"I love your Word, O Lord!" -- so says the Psalmist expressing his heart felt devotion to the words of the Torah given to the people of Israel by the God of Israel. The Torah is celebrated by the Jewish people in every community around the world. The scroll is even housed in a specially built cabinet laid to rest in a prominent place in the synagogue.
To dedicate a new Torah scroll in a community synagogue is another opportunity to celebrate in the streets. Through the years of living in Jerusalem, I have seen these boistrous celebrations in our own neighbhorhood, and they resemble a Jewish wedding reception. The synagogue committee sends out an invitation to the neighbhorhood inviting them to participate in the celebration, posting it at the local grocery stores. Then, a couple of hours prior to the ceremony, a small car with a loud speaker makes his way through the narrow streets announcing the time and place. The crowds gather. The residents - young and old - link arm in arm and begin their celebrative Israeli line dance up the street behind the car with the loud speaker as the preceed the newly devoted Torah scroll, leading the way to its new home in local the Synagogue.

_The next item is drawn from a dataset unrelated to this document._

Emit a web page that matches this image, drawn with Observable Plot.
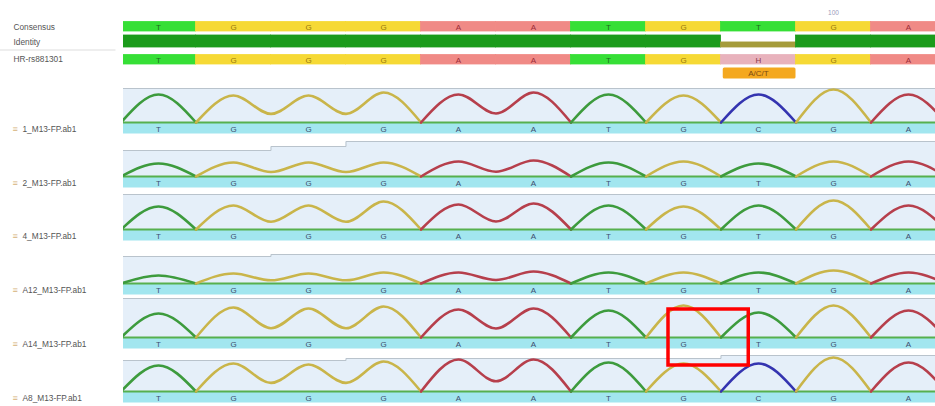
<!DOCTYPE html>
<html><head><meta charset="utf-8">
<script src="https://cdn.jsdelivr.net/npm/d3@7"></script>
<script src="https://cdn.jsdelivr.net/npm/@observablehq/plot@0.6"></script>
<style>body{margin:0;background:#fff;} svg{display:block}</style>
</head><body><div id="chart"></div>
<script>
// ---------- data ----------
const consensusCalls = ["T","G","G","G","A","A","T","G","T","G","A"];
const referenceCalls = ["T","G","G","G","A","A","T","G","H","G","A"];
const identityPct    = [100,100,100,100,100,100,100,100,42,100,100];
const ambiguity      = [{pos: 8, label: "A/C/T"}];
const rulerTicks     = [{pos: 9, label: "100"}];
const headerLabels   = ["Consensus", "Identity", "HR-rs881301"];

const trackNames = ["1_M13-FP.ab1","2_M13-FP.ab1","4_M13-FP.ab1","A12_M13-FP.ab1","A14_M13-FP.ab1","A8_M13-FP.ab1"];
const callsT1 = ["T","G","G","G","A","A","T","G","C","G","A"];
const callsT2 = ["T","G","G","G","A","A","T","G","T","G","A"];
const callsT3 = ["T","G","G","G","A","A","T","G","T","G","A"];
const callsT4 = ["T","G","G","G","A","A","T","G","T","G","A"];
const callsT5 = ["T","G","G","G","A","A","T","G","T","G","A"];
const callsT6 = ["T","G","G","G","A","A","T","G","C","G","A"];
// peak heights (signal, px-equivalent)
const peaksT1 = [28,27,27,30,28,30,28,27,28,33,28];
const peaksT2 = [13,14,14,14,15,16,14,15,13,15,15];
const peaksT3 = [23,24,24,28,25,26,24,23,24,29,24];
const peaksT4 = [8,10,10,11,11,12,11,11,11,13,11];
const peaksT5 = [24,30,29,31,28,29,27,32,25,32,27];
const peaksT6 = [26,28,27,30,32,32,29,28,28,34,29];
// quality (height of shaded region)
const qualT1 = [34,34,34,34,34,34,34,34,34,34,34];
const qualT2 = [26,26,30,35,35,35,35,35,35,35,35];
const qualT3 = [35,35,35,35,35,35,35,35,35,35,35];
const qualT4 = [27,27,29,29,29,29,29,29,29,29,29];
const qualT5 = [39,39,39,39,39,39,39,39,39,39,39];
const qualT6 = [31,31,31,33,33,33,33,33,36,36,36];
const highlight = [{track: 4, from: 6.8, to: 7.87}];

// ---------- layout / styles ----------
const W = 935, H = 406, ML = 123, pxPerBase = 75;
const xDomain = [-(158 - ML) / pxPerBase, (W - 158) / pxPerBase];
const baselines = [122, 176, 229, 283, 337, 391];
const bandH = 11.5, valley = 0.32;
const cellFill = {T: "#36df36", G: "#f6d935", A: "#f08a86", C: "#8080ee", H: "#e8b2bc"};
const letterFill = {T: "#1e6b1e", G: "#96780f", A: "#9a2c38", C: "#2a2a90", H: "#8a3a4a"};
const traceColor = {T: "#3d9b3d", G: "#c9b54a", A: "#b63f4c", C: "#3434b0"};
const font = "Liberation Sans, Arial, sans-serif";

const allCalls = [callsT1, callsT2, callsT3, callsT4, callsT5, callsT6];
const allPeaks = [peaksT1, peaksT2, peaksT3, peaksT4, peaksT5, peaksT6];
const allQual = [qualT1, qualT2, qualT3, qualT4, qualT5, qualT6];

const consCells = consensusCalls.map((b, i) => ({i, b}));
const refCells = referenceCalls.map((b, i) => ({i, b}));
const idCells = identityPct.map((p, i) => ({i, p}));

const traceRows = [];
allCalls.forEach((calls, t) => {
  const h = allPeaks[t], b = baselines[t];
  let i = 0;
  while (i < calls.length) {
    let j = i;
    while (j + 1 < calls.length && calls[j + 1] === calls[i]) j++;
    const seg = t + "-" + i, c = traceColor[calls[i]];
    traceRows.push({seg, c, x: i - 0.5, y: b});
    for (let k = i; k <= j; k++) {
      traceRows.push({seg, c, x: k, y: b - h[k]});
      if (k < j) traceRows.push({seg, c, x: k + 0.5, y: b - valley * Math.min(h[k], h[k + 1])});
    }
    traceRows.push({seg, c, x: j + 0.5, y: b});
    i = j + 1;
  }
});

const qualRows = [];
allQual.forEach((q, t) => {
  q.forEach((v, i) => {
    qualRows.push({t, x: i - 0.5, y: baselines[t] - v, b: baselines[t]});
    qualRows.push({t, x: i + 0.5, y: baselines[t] - v, b: baselines[t]});
  });
});

const tracks = trackNames.map((name, t) => ({t, name, b: baselines[t]}));
const bandLetters = [];
allCalls.forEach((calls, t) => calls.forEach((c, i) => bandLetters.push({i, c, b: baselines[t]})));

const leftEdge = xDomain[0] - ML / pxPerBase;

const plot = Plot.plot({
  width: W, height: H,
  marginLeft: ML, marginRight: 0, marginTop: 0, marginBottom: 0,
  x: {domain: xDomain, axis: null},
  y: {domain: [0, H], range: [0, H], axis: null},
  color: {type: "identity"},
  style: {fontFamily: font, background: "#fff"},
  marks: [
    Plot.rect(consCells, {x1: d => d.i - 0.5, x2: d => d.i + 0.5, y1: 21.5, y2: 31, fill: d => cellFill[d.b], stroke: d => cellFill[d.b], strokeWidth: 0.8, clip: "frame"}),
    Plot.text(consCells, {x: "i", y: 26.5, text: "b", fill: d => letterFill[d.b], fontSize: 8}),
    Plot.rect(idCells, {x1: d => d.i - 0.5, x2: d => d.i + 0.5, y1: d => 47 - 12 * d.p / 100, y2: 47,
      fill: d => d.p === 100 ? "#1b9b1b" : "#a59c3a", stroke: d => d.p === 100 ? "#1b9b1b" : "#a59c3a", strokeWidth: 0.8, clip: "frame"}),
    Plot.rect(refCells, {x1: d => d.i - 0.5, x2: d => d.i + 0.5, y1: 54.5, y2: 64, fill: d => cellFill[d.b], stroke: d => cellFill[d.b], strokeWidth: 0.8, clip: "frame"}),
    Plot.text(refCells, {x: "i", y: 59.5, text: "b", fill: d => letterFill[d.b], fontSize: 8}),
    Plot.rect(ambiguity, {x1: d => d.pos - 0.47, x2: d => d.pos + 0.5, y1: 67.5, y2: 78.5, fill: "#f4a81f", rx: 1.5}),
    Plot.text(ambiguity, {x: "pos", y: 73.2, text: "label", fill: "#7a4a12", fontSize: 8}),
    Plot.text(rulerTicks, {x: "pos", y: 12, text: "label", fill: "#9a9abc", fontSize: 6.5}),
    Plot.text(headerLabels, {frameAnchor: "left", dx: 13 - ML, y: [27, 42, 59], text: d => d, textAnchor: "start", fill: "#555", fontSize: 8.3}),
    Plot.ruleY([49.5], {x1: leftEdge, x2: xDomain[0] - 0.1, stroke: "#ddd", strokeWidth: 1}),
    Plot.areaY(qualRows, {x: "x", y1: "y", y2: "b", z: "t", fill: "#e5eff9", clip: "frame"}),
    Plot.line(qualRows, {x: "x", y: "y", z: "t", stroke: "#b9c3cc", strokeWidth: 1, clip: "frame"}),
    Plot.rect(tracks, {x1: xDomain[0], x2: xDomain[1], y1: d => d.b, y2: d => d.b + bandH, fill: "#a2e6ef"}),
    Plot.ruleY(tracks, {y: "b", stroke: "#56b04e", strokeWidth: 2.2}),
    Plot.line(traceRows, {x: "x", y: "y", z: "seg", stroke: "c", strokeWidth: 2.6, curve: "monotone-x", clip: "frame", strokeLinejoin: "round"}),
    Plot.text(bandLetters, {x: "i", y: d => d.b + 6.6, text: "c", fill: "#3d4d6e", fontSize: 8}),
    Plot.text(tracks, {frameAnchor: "left", dx: 12 - ML, y: d => d.b + 7, text: () => "≡", fill: "#d6b27a", fontSize: 9, textAnchor: "start"}),
    Plot.text(tracks, {frameAnchor: "left", dx: 22 - ML, y: d => d.b + 7, text: "name", fill: "#555", fontSize: 8.3, textAnchor: "start"}),
    Plot.rect(highlight, {x1: "from", x2: "to", y1: d => baselines[d.track] - 28, y2: d => baselines[d.track] + 28,
      fill: "none", stroke: "#ff0000", strokeWidth: 3.5})
  ]
});
document.getElementById("chart").appendChild(plot);
</script>
</body></html>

A table of refreshments has been laid for the guests, and for the next 2 hours, the ear piercing music and dancing in the streets continues . . . inviting the neighbhors to celebrate their new Torah scroll. It is awesome to watch and to see a people so appreciate the words of God in such a manner.
I was particularly amazed last week, that, in the midst of the rockets falling on S'derot close to the border of northern Gaza, a "wedding" ceremony of the Torah dedication took place.
It was an "in your face" celebration by this battered community. After 1,000 S'derot citizens had evacuated earlier that day, a small contingent of remaining brave and faith-filled citizens, who themselves had been experiencing a barrage of 100 rockets within 3 days, paraded through their pockholed streets -- with their new Torah scroll! They danced, they kissed and hugged the Torah, they sang, they celebrated with great exuberance.